Mr DiCamillo discusses trying to find a new Parish and attending the Vigil of Christmas, only to hear a "hymn" with lyrics about sexuality and questioning one's faith.
From Crisis
By Kevin T. DiCamillo
When the last bastion of the truly sacred in the world allows the profane to permeate its structures, art, and music, it does a grave disservice to the faithful.
Twenty-six years ago, Niagara Falls, New York, had 14 Roman Catholic parishes. However, due to the fact that the city loses about 1,000 citizens a year (death and a mass-migration to southern climes), as well as a sex scandal that has had a stranglehold on the Diocese of Buffalo since 2002, the number has dwindled to just five full-time parishes. Since my parish was one of the latest to close, I’ve been trying to find a new church. That search took a one-two punch recently.
On the vigil for Christmas, I went to the oldest church in the city—founded by St. John Neumann himself. One of the reasons I favor this particular parish is that it is where my parents now worship (their church closed back in 2007). Also, it has a pipe organ and a choir that really belts out the hymns from the choir loft.
However, during Holy Communion, as I was making a Spiritual Communion, there was a solo, to the accompaniment of a piano. It sounded quite beautiful, and for about a minute I could not quite place the tune. Then the singing started: “I heard there was a sacred chord/ That David played and it pleased The Lord…”
Since I am a huge fan of Leonard Cohen, it didn’t take long to figure out that the Communion song was his signature hit, “Hallelujah,” from the 1984 album Various Positions—though the song did not really take on a life of its own until John Cale’s version in 1991, followed by Jeff Buckley’s take in 1995, and then almost everyone who has been on The Voice or America’s Got Talent, and, perhaps the nadir, the movie Shrek. In 2021, a nearly two-hour documentary on the song, Hallelujah: Leonard Cohen, a Journey, a Song, was released—in which Cohen himself (who died in 2016) said that the song “Hallelujah” needed “to go away for a while”—due to the fact that it had become so overplayed.
But the problem with playing Cohen’s “Hallelujah” at the Christmas Vigil is much deeper than its ubiquity. First, it is not a liturgical song. Second, there’s the opportunity cost of singing a secular song on the eve of Our Lord’s birth to, say, any number of traditional Christmas Carols (as we once called them): “What Child Is This?” “Adeste Fideles,” or even “Away in a Manger.”
So, the next week—on the Solemnity of Mary, the Mother of God—I went to another church, the one where I had been baptized back when Nixon was president. It was snowing—which, in late December in Niagara Falls, is nothing new. Actually, it’s a fact of life to be expected. This was not the kind of snow that provokes a “winter storm advisory” or “winter storm warning,” let alone a blizzard; it was just cold, windy, and snowy. But that was all it took for the priest to decide to truncate the Mass—even though it was only 4:00 and not even particularly dark out.

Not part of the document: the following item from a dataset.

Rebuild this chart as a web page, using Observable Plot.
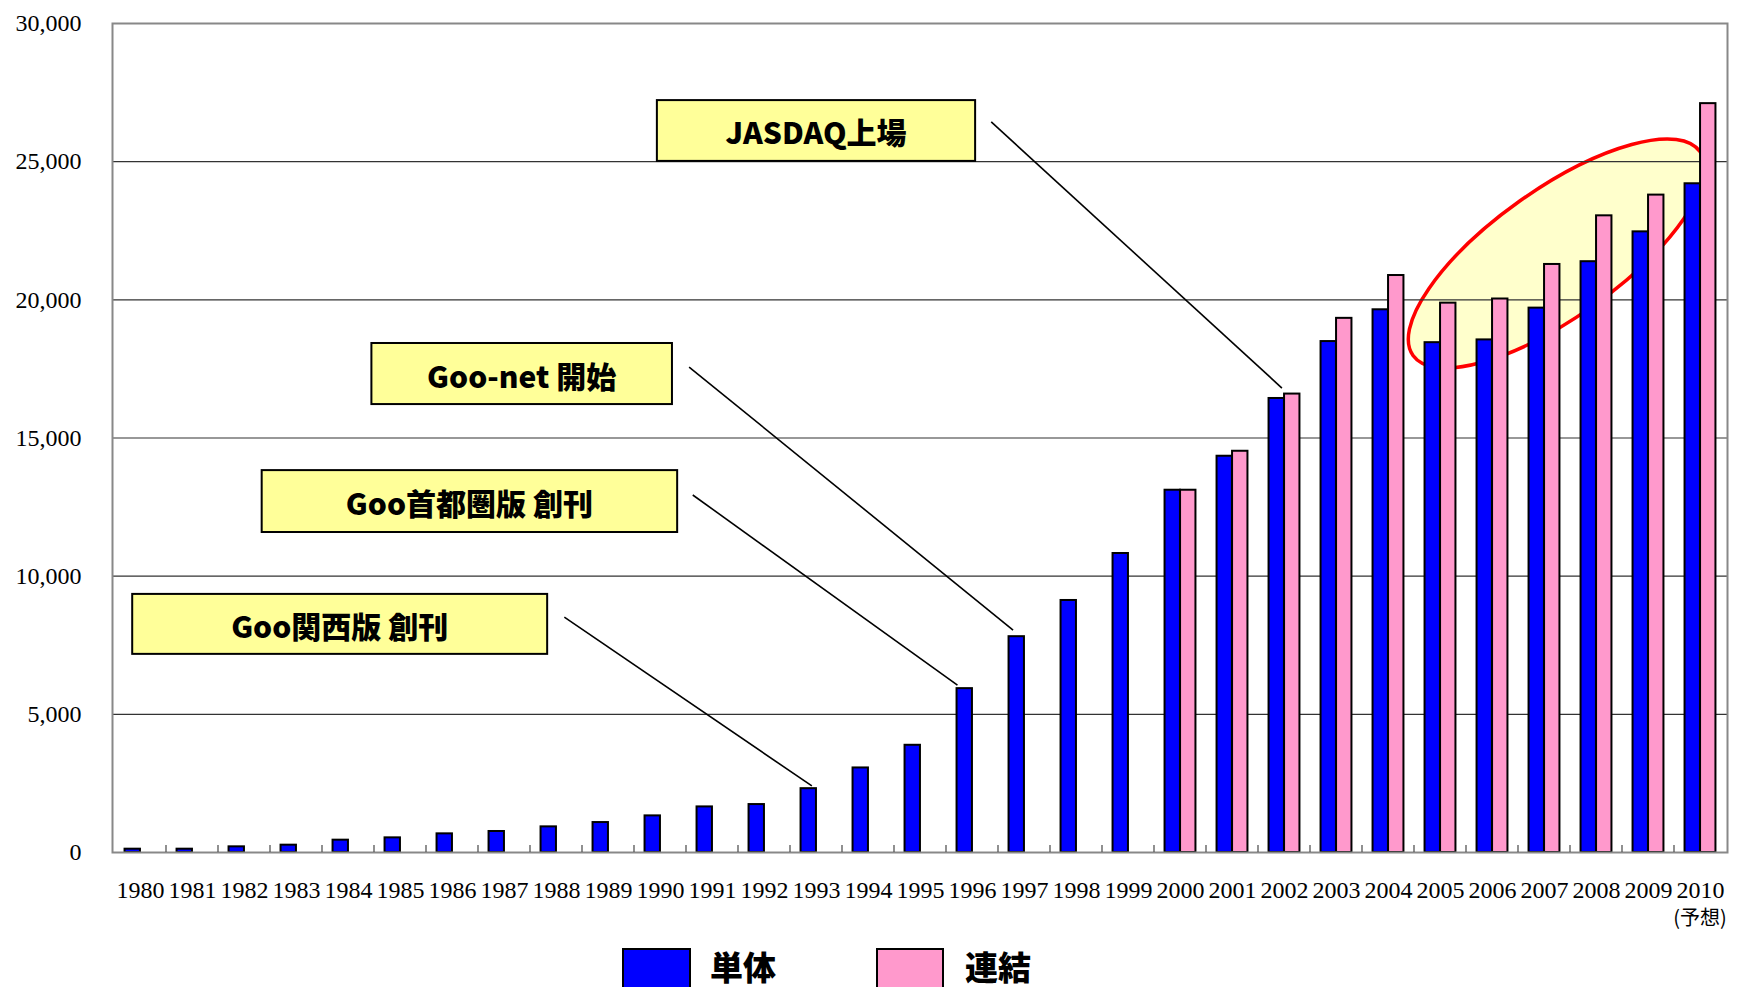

The odd thing, in addition to acting like it had never snowed here before, was the way the Mass was chopped up (and down): the Gloria was omitted, as were the Credo and the Homily. However, not only was all of the singing retained—which, if the point is to get the faithful home as soon as possible before a storm turns into a blizzard, would be the first thing to nix—at the end of the Mass, the pastor insisted on all of us joining him in a rousing, and extended, chorus of “Auld Lang Syne.” Coincidentally, this song, like Cohen’s “Hallelujah,” is not a liturgical hymn either.
And then, as a sort of encore, he added the Solemn Blessing for The New Year, which is completely optional—unlike the triad of the Gloria, the Creed, and the Homily on a Solemnity. Finally, he jokingly warned us at the end that we should not “get used to this half-hour Mass.” Which, in a strange way, was somewhat reassuring.
Of course, anyone in the pew can be a critic of the liturgy—from mispronunciations of the readings, to celebrants confusing which Eucharistic Prayer they started with, to singing the wrong verse of a liturgical hymn. As my late Aunt Theresa used to say, “We must allow for human error,” which is good, sound, Christian advice.
Still, there’s something to be said for preparing well for the Holy Sacrifice of the Mass. After all, this is not just one among many liturgical expressions. It is the re-presentation of the sacrifice Jesus made for us. To allow the singing of pop songs, however well-written, and to remove a triad of pillars of the Mass (Gloria, Creed, Homily) is worse than just being sloppy, it is a form of disrespect not only to the Mass qua Mass but to the faithful who are there to—as we are constantly being reminded by Vatican II purists—“actively participate” in the celebration.